The trouble with this debate is that all the evidence is on my side...

And by the way, the Bush administration and the Federal Reserve agree with me...

The Federal Bureau of Investigation also suspects I’m right, having opened criminal probes of lending practices at twenty-one companies, including Countrywide, IndyMac, and other market leaders.

(Emphasis added)

In other words, is Atlantic Yards simply a question of jobs and housing versus traffic and other environmental impacts? Or is it, more fundamentally, an example of a planning and approval process that is increasingly difficult to defend?

(Remember, even former Deputy Mayor Dan Doctoroff concedes that Atlantic Yards should've gone through the city's Uniform Land Use Review Procedure, or ULURP, which would've required local votes and added legitimacy. And city housing official Holly Leicht acknowledges that “ULURP is awfully late to start a conversation about a large project.")

The problem with neutrality

Former Los Angeles Times reporter Laurie Becklund, co-author of two books and winner of a team Pulitzer, commented:
It has always seemed to me that one of the most dangerous errors of American journalism is mistaking the center for neutral. The center is a mid-point on a sliding scale. Its place is determined by opinions and prevailing winds.

Neutral is, or should be, the radical willingness to find and communicate what's true, no matter whether that truth lies in the middle or to one side.

This is hardly a novel notion, and no decent journalist wants to be unfair or wrong. Often, we don't know the facts. But, when was the last time you read a "for the record" from a news organization apologizing for tacitly reassuring the public, often over and over again, even after the facts were in, that it had missed reporting the very heart of the matter?


For example, why hasn't the New York Daily News explained that taxpayers paid for the front-page Bonanza it claimed developer Forest City Ratners was offering homeowners in the Atlantic Yards footprint?
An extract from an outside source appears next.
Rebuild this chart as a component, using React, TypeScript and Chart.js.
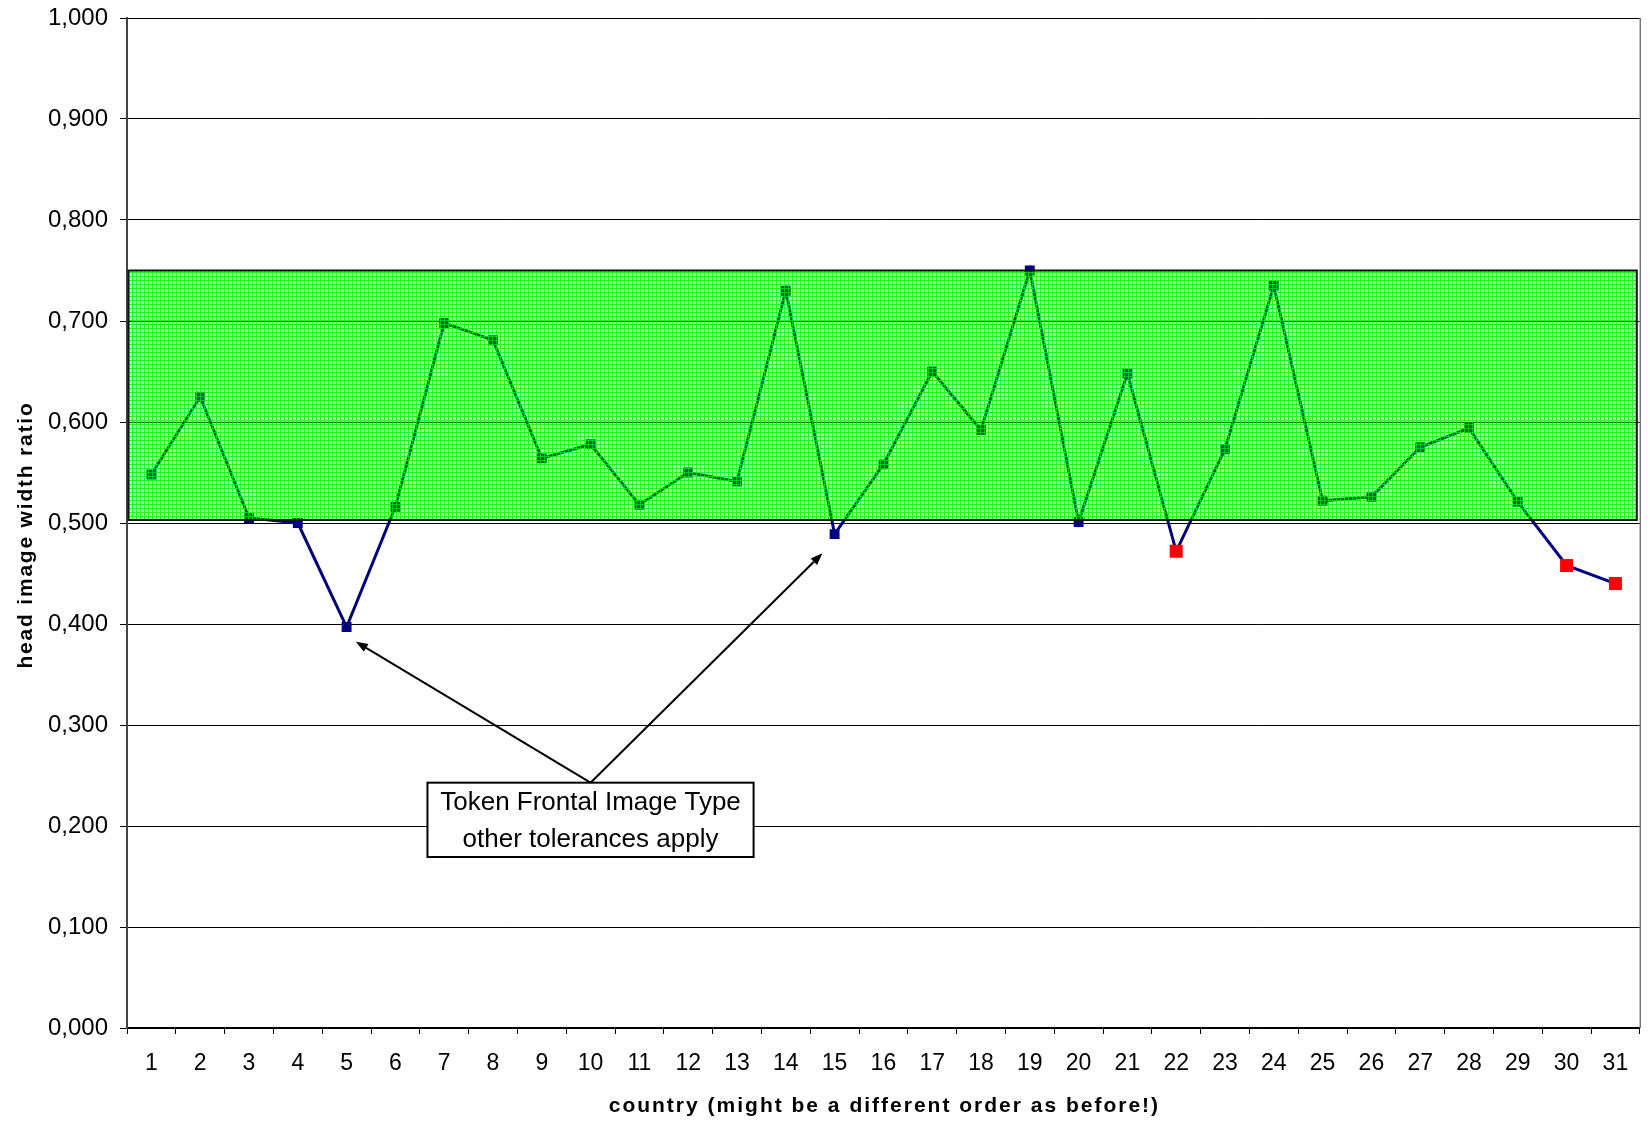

And why hasn't the New York Times explained that taxpayers paid for helping former footprint residents find "greener grass"?

Deciding what matters

Becklund muses:
Especially when resources are so limited, I hope reporters ask themselves each day, what am I writing today that truly matters? Stories aren't written by packs. Each one is the result of decisions an individual human being makes with each phone call and each keystroke, and which individual editors either validate or question at the end of the day. When we do not think clearly, or when we are not bold enough to find and put forward the facts, regardless of public opinion, we may be safe, but our readers and viewers may well wind up losing their savings, their homes, or even their lives.


Why exactly did the Daily News publish a news story last May based entirely on Bruce Ratner's self-serving op-ed regarding the project's timeline, without offering any shred of skepticism?

If someone is bold enough to decide, say, Forest City Ratner's bailout of ACORN story is worth covering, they'll write it. I think it's an easy call.